"Una sola cosa es
necesaria" (Lc.10,42).
Hay algo tan
evidente como desconocido: A es A. Se puede decir poéticamente, como Gertrude
Stein en “Sacred Emily” ("A rose is a rose
is a rose"), algo que
recuerda la canción de Mecano (“Una rosa es una rosa”) .
Un pez, una abeja, el mar o una estrella, da igual. Una flor
simboliza todo, encierra todo, comprende, abarca, todo el cosmos, el Ser. En su
texto sobre “La flor de Coleridge”, Borges nos dice que “más increíble que una
flor celestial o que la flor de un sueño es la flor futura, la contradictoria
flor cuyos átomos ahora ocupan otros lugares y no se combinaron aún.” Es, fue,
será. Un brote recuerda el pasado y anuncia milagros futuros, pero es ahora, es
presente y en él se muestra el misterio del mundo.
No sorprende que el gran hombre que
fue Freud no se interesara tanto en una posible vida tras la muerte como en la
vida misma aquí y ahora, como le declaró en una entrevista a George Sylvester
Viereck, "I am far more interested in this blossom than in anything that
may happen to me after I am dead". Es este brote floral lo que realmente
interesa, lo que sorprende, lo que vive y nos hace vivir.

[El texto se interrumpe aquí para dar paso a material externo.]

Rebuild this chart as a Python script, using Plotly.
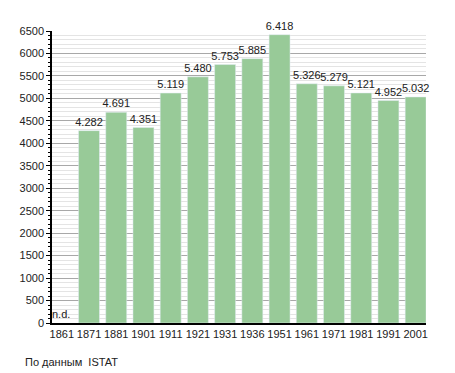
import plotly.graph_objects as go

years = ["1861", "1871", "1881", "1901", "1911", "1921", "1931", "1936",
         "1951", "1961", "1971", "1981", "1991", "2001"]
population = [None, 4282, 4691, 4351, 5119, 5480, 5753, 5885,
              6418, 5326, 5279, 5121, 4952, 5032]
labels = ["" if v is None else f"{v:,}".replace(",", ".") for v in population]

fig = go.Figure(go.Bar(
    x=years, y=population, text=labels, textposition="outside",
    marker=dict(color="#98ca98"),
    textfont=dict(size=11, color="#222"),
    constraintext="none", cliponaxis=False,
))

# page has an 8px body margin; figure coordinates below account for it
L, R, T, B = 42, 37, 23, 58
pw, ph = 455 - L - R, 373 - T - B

fig.add_annotation(x=0, y=0, xref="x", yref="y", text="n.d.", showarrow=False,
                   yanchor="bottom", xanchor="center", xshift=-1, yshift=1,
                   font=dict(size=11, color="#222"))
fig.add_annotation(x=(13 - L) / pw, y=(ph - (354 - T)) / ph, xref="paper", yref="paper",
                   text="По данным  ISTAT", showarrow=False,
                   xanchor="left", yanchor="middle",
                   font=dict(size=11, color="#222"))

fig.update_layout(
    width=455, height=373,
    margin=dict(l=L, r=R, t=T, b=B),
    paper_bgcolor="white", plot_bgcolor="white",
    font=dict(family="Liberation Sans, Arial, sans-serif", size=11, color="#222"),
    bargap=0.23, showlegend=False,
    xaxis=dict(type="category", range=[-0.36, 13.38], showline=True,
               linecolor="black", linewidth=1.5),
    yaxis=dict(range=[0, 6500], dtick=500, showgrid=True, gridcolor="#a8a8a8",
               showline=True, linecolor="black", linewidth=1.5,
               ticks="outside", ticklen=4, tickcolor="black", zeroline=False,
               minor=dict(dtick=100, showgrid=True, gridcolor="#e4e4e4",
                          ticks="outside", ticklen=2, tickcolor="black")),
)

fig.write_html("out.html")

Un viejo místico ya profundizó en
el milagro, diciendo que la rosa es sin porqué. Florece porque florece. (“Die
Rose ist ohne Warum. Sie blühet, weil sie blühet". Angelus Silesius. Der Cherubinischer Wandersmann).
Y
el misterio se revela, pero no se desvela. Apunta a lo increíble, aunque sea
sensible a la vista, al tacto, al olfato. Es referido de modo inefable, porque
atiende al qué esencial, a lo real inalcanzable o, si se prefiere, a lo Innombrable, a Dios
mismo.
La
ingenuidad cientificista se conforma con responder a la pregunta "¿Por qué?". Atiende a la explicación
causal. Ni siquiera la quiebra que la mecánica cuántica causó a todo marco
intuitivo, frenó la búsqueda obsesiva de la legalidad física de la que derive
todo. Se admite la contingencia como un hecho perturbador, incluso aunque de
ella haya dependido la evolución biológica y que nosotros mismos existamos y
nos sintamos. Pero lo importante para la ciencia acaba siendo la cifra, la clave, el enunciado
legal del que todo sería deducible. Lo inicial, que primero fueron átomos, después quarks y leptones, campos, quizá lo
sean cuerdas, tan alejadas de la intuición como las partículas.
La
ciencia ha olvidado al Gran Misterio que se muestra en la asunción de la ignorancia que la propia ciencia va desvelando día a día. Se trata de lo inalcanzable, de esa Belleza de la que todo deriva, como tan lúcidamente expresó Santo Tomás, “Ex divina pulchritudinem esse omnium derivatur”.
La
cuestión no es "¿Por qué?" aun siendo importantísima. La cuestión es ¿Qué? No el
inicial, descriptivo, taxonómico, sino el esencial, el que daría cuenta de todo
sin decir cómo, el que expresaría a cada uno y al mundo. En el que estamos, nos
movemos y existimos. Lo que está fuera del tiempo aunque en él se desenvuelva.
La ciencia surge de la admiración, profundiza en la belleza, pero demasiadas veces la olvida, adoptando una fe pobre que cree alcanzar lo misterioso inalcanzable y la completitud ya desbaratada.
Pero es la observación de una simple flor, aunque sea facilitada por la visión científica, como mostró Feynman, la que de un modo tan próximo y sensible nos muestra lo misterioso y eterno.